Brick and mortar retailers have been behind a number of federal and state proposals with titles such as the “Main Street Fairness Act” and the “Marketplace Fairness Act.” But there’s never anything fair about these schemes.

All of these proposals want the same thing: for online merchants to collect sales taxes for governments based in other states.

But this idea doesn’t make much sense considering it amounts to taxation without representation – with a lot of outrageous costs and red tape attached.

Online retailers already pay taxes for sales made in states where they have a physical presence, as well as taxes where they are actually headquartered. And that’s only fair, since a business benefits from schools, roads, public safety and other expenditures of tax dollars in areas where it operates and its employees live.
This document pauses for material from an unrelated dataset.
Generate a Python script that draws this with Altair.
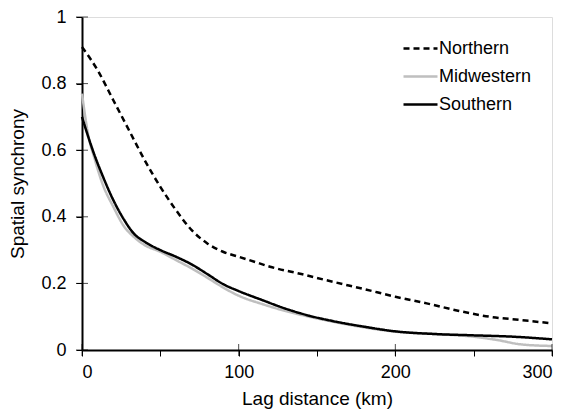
import altair as alt
import pandas as pd

# Lag distance (km) sample positions and synchrony values
north_x = [0, 10, 20, 30, 40, 50, 60, 70, 80, 90, 100, 110, 120, 140, 160, 180, 200, 220, 240, 260, 280, 300]
north_y = [0.91, 0.84, 0.75, 0.66, 0.57, 0.49, 0.42, 0.36, 0.32, 0.295, 0.28, 0.265, 0.25, 0.228, 0.205, 0.183, 0.16, 0.14, 0.118, 0.10, 0.09, 0.08]

mid_x = [0, 4, 8, 13, 20, 27, 33, 40, 50, 60, 70, 80, 90, 100, 115, 130, 145, 160, 180, 200, 225, 250, 265, 280, 300]
mid_y = [0.77, 0.645, 0.575, 0.50, 0.43, 0.37, 0.34, 0.315, 0.295, 0.27, 0.245, 0.217, 0.188, 0.163, 0.138, 0.117, 0.10, 0.085, 0.068, 0.055, 0.048, 0.04, 0.03, 0.017, 0.012]

south_x = [0, 4, 8, 13, 20, 27, 33, 40, 50, 60, 70, 80, 90, 100, 115, 130, 145, 160, 180, 200, 225, 250, 275, 300]
south_y = [0.70, 0.64, 0.585, 0.525, 0.45, 0.39, 0.35, 0.325, 0.30, 0.28, 0.257, 0.228, 0.198, 0.177, 0.15, 0.124, 0.103, 0.087, 0.07, 0.056, 0.048, 0.044, 0.04, 0.032]

regions = ["Northern", "Midwestern", "Southern"]
colors = ["#000000", "#BFBFBF", "#000000"]
dashes = [[6, 4], [1, 0], [1, 0]]

x_major = [0, 100, 200, 300]
y_major = [0, 0.2, 0.4, 0.6, 0.8, 1.0]

rows = []
for name, xs, ys in [("Northern", north_x, north_y), ("Midwestern", mid_x, mid_y), ("Southern", south_x, south_y)]:
    for xv, yv in zip(xs, ys):
        rows.append({"Region": name, "x": xv, "y": yv})
df = pd.DataFrame(rows)

xscale = alt.Scale(domain=[0, 300], nice=False, zero=False)
yscale = alt.Scale(domain=[0, 1], nice=False)

font = "Liberation Sans"

lines = alt.Chart(df).mark_line(strokeWidth=2.5, interpolate="monotone").encode(
    x=alt.X("x:Q", scale=xscale, title="Lag distance (km)",
            axis=alt.Axis(values=list(range(0, 301, 25)), labelExpr="datum.value % 100 == 0 ? datum.label : ''",
                          grid=False, tickSize=6, tickColor="black", tickWidth=1,
                          domainColor="black", domainWidth=2, labelFontSize=18, titleFontSize=19,
                          labelFont=font, titleFont=font, labelColor="black", titleColor="black",
                          titleFontWeight="normal", labelPadding=7, titlePadding=8, format="d")),
    y=alt.Y("y:Q", scale=yscale, title="Spatial synchrony",
            axis=alt.Axis(values=[round(i * 0.1, 1) for i in range(11)],
                          labelExpr="abs(datum.value*5 - round(datum.value*5)) < 0.01 ? format(datum.value, '~g') : ''",
                          grid=False, tickSize=6, tickColor="black", tickWidth=1,
                          domainColor="black", domainWidth=2, labelFontSize=18, titleFontSize=19,
                          labelFont=font, titleFont=font, labelColor="black", titleColor="black",
                          titleFontWeight="normal", labelPadding=10, titlePadding=13)),
    color=alt.Color("Region:N", scale=alt.Scale(domain=regions, range=colors),
                    legend=alt.Legend(title=None, orient="none", legendX=320, legendY=13,
                                      symbolType="stroke", symbolSize=1156, symbolStrokeWidth=2.5,
                                      labelFontSize=18, labelFont=font, labelColor="black",
                                      rowPadding=-4, labelOffset=0)),
    strokeDash=alt.StrokeDash("Region:N", scale=alt.Scale(domain=regions, range=dashes), legend=None),
    detail="Region:N",
)

tick_df = pd.DataFrame({"x": x_major, "y": [0] * len(x_major)})
ytick_df = pd.DataFrame({"x": [0] * len(y_major), "y": y_major})

xticks = alt.Chart(tick_df).mark_tick(orient="vertical", size=12, thickness=1, color="black").encode(
    x=alt.X("x:Q", scale=xscale), y=alt.Y("y:Q", scale=yscale))
yticks = alt.Chart(ytick_df).mark_tick(orient="horizontal", size=12, thickness=1, color="black").encode(
    x=alt.X("x:Q", scale=xscale), y=alt.Y("y:Q", scale=yscale))

chart = alt.layer(lines, xticks, yticks).properties(
    width=470, height=333,
    autosize=alt.AutoSizeParams(type="none"),
    padding={"left": 74, "top": 9, "right": 10, "bottom": 60},
).configure_view(stroke="#808080", strokeWidth=1.5).configure(background="white")

chart.save("out.html", embed_options={"renderer": "svg", "actions": False})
Brick and mortar retailer lobbying front groups believe these online merchants should have to collect sales taxes on out-of-state customers and send that money to the state and local governments where those customers reside – even if the retailer receives no representation or benefit from those governments.

This idea flies directly in the face of the U.S. Supreme Court’s Quill v. North Dakota decision which ruled that an individual state has no power to directly tax or compel tax collection of citizens of other states. A business must be physically located in a state in order for that state to require it to collect sales taxes on the state’s behalf.

Last month, a South Dakota court shot down the state’s version of the Main Street Fairness Act, which required out-of-state online retailers to collect sales taxes on South Dakota’s behalf if they met a certain sales threshold. The court decided the legislation clearly violated the precedent set by the Quill ruling.

Still, retailers aren’t giving up. Now they want the scheme to pass on a national level, which would force online retailers to collect sales taxes on behalf of states, counties and cities based on the location of the shipping address. That would leave online businesses collecting taxes on behalf of the nearly 9,700 different governments in America, an impossible proposition for small mom and pop online shops.

To make matters worse, online sellers would have to keep track of each state and locality’s definition of what constitutes a taxable good. They would also have to stay up-to-date on thousands of various filing and registration procedures, threshold amounts and sales tax holidays just to remain in compliance. That suffocating deluge of red tape will close businesses, kill jobs and increase the cost of goods to customers.

America’s brick and mortar retailers are understandably concerned about facing competition from online businesses. The solution, however, isn’t to ask government to tilt the playing field in their favor by concocting bogus taxes for their online competitors. Instead, they should work to lower their own costs by encouraging a streamlined tax system and reduced regulatory hurdles.

America is in dire need of tax reform.  The income tax scheme is impossibly complex, inefficient and filled with more loopholes than the Fruit Loops factory. At a top marginal tax rate of 38.9 percent, the U.S. has the second highest corporate tax rate in the world – behind only the United Arab Emirates.

This retaliatory tax proposal harms consumers and businesses of all sizes, and simply will not fix these serious issues. In reality, an online sales tax scheme does little more than rewards companies unwilling to innovate and give customers what they want.

Brick and mortar retailers should stop being part of the problem when it comes to tax reform, and start becoming part of the solution.

Drew Johnson is a senior scholar at the Taxpayers Protection Alliance.